For three decades, marketing has sorted people by when they were born. The research in this book says that assumption is wrong.

When asked what drives their daily purchasing behavior more, their generation or their current life situation, 66% of consumers choose life situation. Only 9% choose generation. Nearly four in five would trust advice from someone in the same life stage over someone in the same age group. Nearly nine in ten say their shopping is defined more by where they are in life than when they were born.

These findings come from original primary research across all four major generational cohorts. And they raise an uncomfortable question for an industry that has built campaigns, agency practices, and entire research departments around generational segmentation:

What if birth year was never the right variable?
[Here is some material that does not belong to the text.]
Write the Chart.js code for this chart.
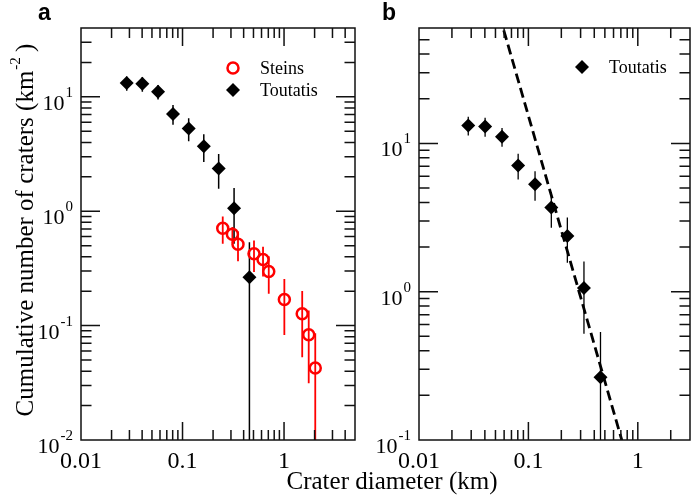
<!DOCTYPE html>
<html>
<head>
<meta charset="utf-8">
<script src="https://cdn.jsdelivr.net/npm/chart.js@4.4.1/dist/chart.umd.min.js"></script>
<style>
  html, body { margin: 0; padding: 0; background: #fff; }
  #wrap { position: relative; width: 697px; height: 499px; }
  canvas { position: absolute; left: 0; top: 0; }
</style>
</head>
<body>
<div id="wrap">
  <canvas id="panelA" width="697" height="499"></canvas>
  <canvas id="panelB" width="697" height="499"></canvas>
</div>
<script>
// crater size-frequency data (diameter in km, cumulative number per km^2)
const TOUTATIS_D = [0.0282, 0.0402, 0.0574, 0.0806, 0.115, 0.162, 0.227, 0.322, 0.456];
const TOUTATIS_N = [13.2, 13.0, 11.1, 7.1, 5.3, 3.7, 2.37, 1.06, 0.265];
const TOUTATIS_ERR = [1.9, 1.9, 1.6, 1.4, 1.2, 1.0, 0.8, 0.54, 0.27];

const STEINS_D = [0.249, 0.310, 0.352, 0.506, 0.621, 0.707, 1.007, 1.51, 1.75, 2.03];
const STEINS_N = [0.71, 0.63, 0.515, 0.425, 0.379, 0.297, 0.169, 0.127, 0.0833, 0.0426];
const STEINS_ERR = [0.19, 0.1, 0.15, 0.13, 0.11, 0.107, 0.086, 0.074, 0.052, 0.043];

// power-law fit drawn in panel b
const FIT_D = [0.05, 0.75];
const FIT_N = [90.6, 0.088];

const X_MAJOR = [0.01, 0.1, 1];
const X_LABELS = ["0.01", "0.1", "1"];
const Y_MAJOR_A = [0.01, 0.1, 1, 10];
const Y_EXP_A = ["-2", "-1", "0", "1"];
const Y_MAJOR_B = [0.1, 1, 10];
const Y_EXP_B = ["-1", "0", "1"];

const SERIF = "'Liberation Serif', 'Times New Roman', serif";
const RED = "#ff0000";
const INK = "#111";

const pts = (xs, ys) => xs.map((x, i) => ({ x, y: ys[i] }));

function logTicks(min, max) {
    const out = [];
    for (let e = Math.floor(Math.log10(min)); e <= Math.ceil(Math.log10(max)); e++) {
        for (let m = 1; m <= 9; m++) {
            const v = m * Math.pow(10, e);
            if (v > min * 1.001 && v < max * 0.999) out.push({ v, major: m === 1 });
        }
    }
    return out;
}

// text with a raised exponent; x is the right edge when align is "right"
function supText(ctx, base, sup, x, y, size, supSize, rise, align) {
    ctx.font = size + "px " + SERIF;
    const wb = ctx.measureText(base).width;
    ctx.font = supSize + "px " + SERIF;
    const ws = ctx.measureText(sup).width;
    let left = align === "right" ? x - wb - ws - 1 : x;
    ctx.textAlign = "left";
    ctx.font = size + "px " + SERIF;
    ctx.fillText(base, left, y);
    ctx.font = supSize + "px " + SERIF;
    ctx.fillText(sup, left + wb + 1, y - rise);
}

const errorBars = {
    id: "errorBars",
    beforeDatasetsDraw(chart) {
        const { ctx, chartArea: a, scales: { x, y } } = chart;
        ctx.save();
        ctx.beginPath();
        ctx.rect(a.left, a.top, a.right - a.left, a.bottom - a.top);
        ctx.clip();
        chart.data.datasets.forEach(ds => {
            if (!ds.errors) return;
            ctx.strokeStyle = ds.errColor;
            ctx.lineWidth = ds.errWidth;
            ctx.beginPath();
            ds.data.forEach((p, i) => {
                const e = ds.errors[i];
                const px = x.getPixelForValue(p.x);
                const top = y.getPixelForValue(p.y + e);
                const bot = p.y - e > 0 ? y.getPixelForValue(p.y - e) : a.bottom;
                ctx.moveTo(px, top);
                ctx.lineTo(px, bot);
            });
            ctx.stroke();
        });
        ctx.restore();
    },
};

const frame = {
    id: "frame",
    afterDraw(chart, args, o) {
        const { ctx, chartArea: a, scales: { x, y } } = chart;
        ctx.save();
        ctx.strokeStyle = INK;
        ctx.lineWidth = 1.5;
        ctx.strokeRect(a.left, a.top, a.right - a.left, a.bottom - a.top);
        ctx.beginPath();
        logTicks(x.min, x.max).forEach(t => {
            const px = x.getPixelForValue(t.v);
            const len = t.major ? 18 : 10;
            ctx.moveTo(px, a.bottom); ctx.lineTo(px, a.bottom - len);
            ctx.moveTo(px, a.top); ctx.lineTo(px, a.top + len);
        });
        logTicks(y.min, y.max).forEach(t => {
            const py = y.getPixelForValue(t.v);
            const len = t.major ? 19 : 10.5;
            ctx.moveTo(a.left, py); ctx.lineTo(a.left + len, py);
            ctx.moveTo(a.right, py); ctx.lineTo(a.right - len, py);
        });
        ctx.stroke();

        ctx.fillStyle = "#000";
        ctx.textBaseline = "alphabetic";
        // x tick labels
        ctx.textAlign = "center";
        ctx.font = "24px " + SERIF;
        X_MAJOR.forEach((v, i) => {
            ctx.fillText(X_LABELS[i], x.getPixelForValue(v), 468);
        });
        // y tick labels (powers of ten)
        o.yMajor.forEach((v, i) => {
            const py = y.getPixelForValue(v);
            supText(ctx, "10", o.yExp[i], o.yLabelRight, py + 13, 22, 15, 13, "right");
        });

        // legend
        o.legend.forEach(it => {
            if (it.style === "circle") {
                ctx.strokeStyle = RED;
                ctx.lineWidth = 2.5;
                ctx.beginPath();
                ctx.arc(it.x, it.y, 5.5, 0, Math.PI * 2);
                ctx.stroke();
            } else {
                ctx.fillStyle = "#000";
                ctx.beginPath();
                ctx.moveTo(it.x - 7, it.y); ctx.lineTo(it.x, it.y - 7);
                ctx.lineTo(it.x + 7, it.y); ctx.lineTo(it.x, it.y + 7);
                ctx.closePath();
                ctx.fill();
            }
            ctx.fillStyle = "#000";
            ctx.textAlign = "left";
            ctx.font = "18px " + SERIF;
            ctx.fillText(it.text, it.x + 27, it.y + 6);
        });

        // panel letter
        ctx.textAlign = "left";
        ctx.font = "bold 23px 'Liberation Sans', Arial, sans-serif";
        ctx.fillText(o.letter, o.letterX, 20);

        if (o.titles) {
            ctx.textAlign = "center";
            ctx.font = "25px " + SERIF;
            ctx.fillText("Crater diameter (km)", 392, 489);

            ctx.translate(33, 230);
            ctx.rotate(-Math.PI / 2);
            const main = "Cumulative number of craters (km";
            ctx.font = "25px " + SERIF;
            const w1 = ctx.measureText(main).width;
            ctx.font = "15px " + SERIF;
            const w2 = ctx.measureText("-2").width;
            ctx.font = "25px " + SERIF;
            const w3 = ctx.measureText(" )").width;
            let sx = -(w1 + w2 + w3) / 2;
            ctx.textAlign = "left";
            ctx.fillText(main, sx, 0);
            ctx.font = "15px " + SERIF;
            ctx.fillText("-2", sx + w1 + 1, -13);
            ctx.font = "25px " + SERIF;
            ctx.fillText(" )", sx + w1 + w2, 0);
        }
        ctx.restore();
    },
};

const toutatisSet = {
    label: "Toutatis",
    data: pts(TOUTATIS_D, TOUTATIS_N),
    errors: TOUTATIS_ERR, errColor: "#000", errWidth: 1.5,
    pointStyle: "rectRot", pointRadius: 7, pointHoverRadius: 7,
    backgroundColor: "#000", borderColor: "#000", borderWidth: 0,
};

function baseOptions(pad, xmax, ymin, ymax, frameOpts) {
    return {
        responsive: false, animation: false, devicePixelRatio: 1,
        layout: { padding: pad },
        plugins: { legend: { display: false }, tooltip: { enabled: false }, frame: frameOpts },
        events: [],
        scales: {
            x: { type: "logarithmic", min: 0.01, max: xmax, display: false },
            y: { type: "logarithmic", min: ymin, max: ymax, display: false },
        },
    };
}

new Chart(document.getElementById("panelA"), {
    type: "scatter",
    data: {
        datasets: [
            {
                label: "Steins",
                data: pts(STEINS_D, STEINS_N),
                errors: STEINS_ERR, errColor: RED, errWidth: 1.8,
                pointStyle: "circle", pointRadius: 5.5, pointHoverRadius: 5.5,
                backgroundColor: "rgba(0,0,0,0)", borderColor: RED, borderWidth: 2.5,
            },
            { ...toutatisSet },
        ],
    },
    options: baseOptions({ left: 81, top: 28, right: 342, bottom: 59 }, 5, 0.01, 40, {
        yMajor: Y_MAJOR_A, yExp: Y_EXP_A, yLabelRight: 73,
        legend: [
            { style: "circle", x: 233, y: 68, text: "Steins" },
            { style: "diamond", x: 233, y: 90, text: "Toutatis" },
        ],
        letter: "a", letterX: 38, titles: true,
    }),
    plugins: [errorBars, frame],
});

new Chart(document.getElementById("panelB"), {
    type: "scatter",
    data: {
        datasets: [
            { ...toutatisSet, data: pts(TOUTATIS_D, TOUTATIS_N), errWidth: 1.3 },
            {
                label: "fit",
                data: pts(FIT_D, FIT_N),
                showLine: true, pointRadius: 0, pointHoverRadius: 0,
                borderColor: "#000", borderWidth: 2.8, borderDash: [10, 5], fill: false,
            },
        ],
    },
    options: baseOptions({ left: 419, top: 28, right: 3, bottom: 59 }, 3, 0.1, 60, {
        yMajor: Y_MAJOR_B, yExp: Y_EXP_B, yLabelRight: 411,
        legend: [{ style: "diamond", x: 582, y: 67, text: "Toutatis" }],
        letter: "b", letterX: 382, titles: false,
    }),
    plugins: [errorBars, frame],
});
</script>
</body>
</html>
In Not Your Generation, marketing consultant, researcher, and professor Caleb Roche makes the case that life stage, whether someone just bought a home, became a parent, changed careers, or retired, is a far more accurate predictor of purchasing behavior than the generational labels the industry has relied on since the 1990s. Drawing on a 500-respondent survey and case studies from Apple, Pepsi, Glossier, Patagonia, and Bud Light, the book offers a research-backed argument and a practical replacement framework for marketers who have quietly sensed that something about generational targeting wasn't working.

Inside this book, you'll learn:

  • Why the trust hierarchy that actually drives purchases looks nothing like the one most influencer budgets assume

  • The two rules of advertising that consistently outperform demographic targeting, regardless of audience age

  • The 8-cluster life-stage model that cuts across all four generations and reveals the customers your current targeting is missing

  • How to audit your existing campaigns, rebuild personas around life stage instead of birth year, and measure whether the shift produces better results

  • Why Apple's "Shot on iPhone" campaign works for everyone while Pepsi's Kendall Jenner campaign collapsed in 48 hours, and what the difference says about how to brief your next campaign

Written for marketing professionals, agency strategists, brand managers, and anyone who has ever looked at a generational targeting brief and wondered whether something about it didn't quite add up.

The argument isn't that generational differences don't exist. The argument is that they explain far less of purchasing behavior than the industry has assumed, and that the customers being missed because of that assumption are real people with real buying power who have simply stopped expecting brands to understand them.

This book is the case for going back for them.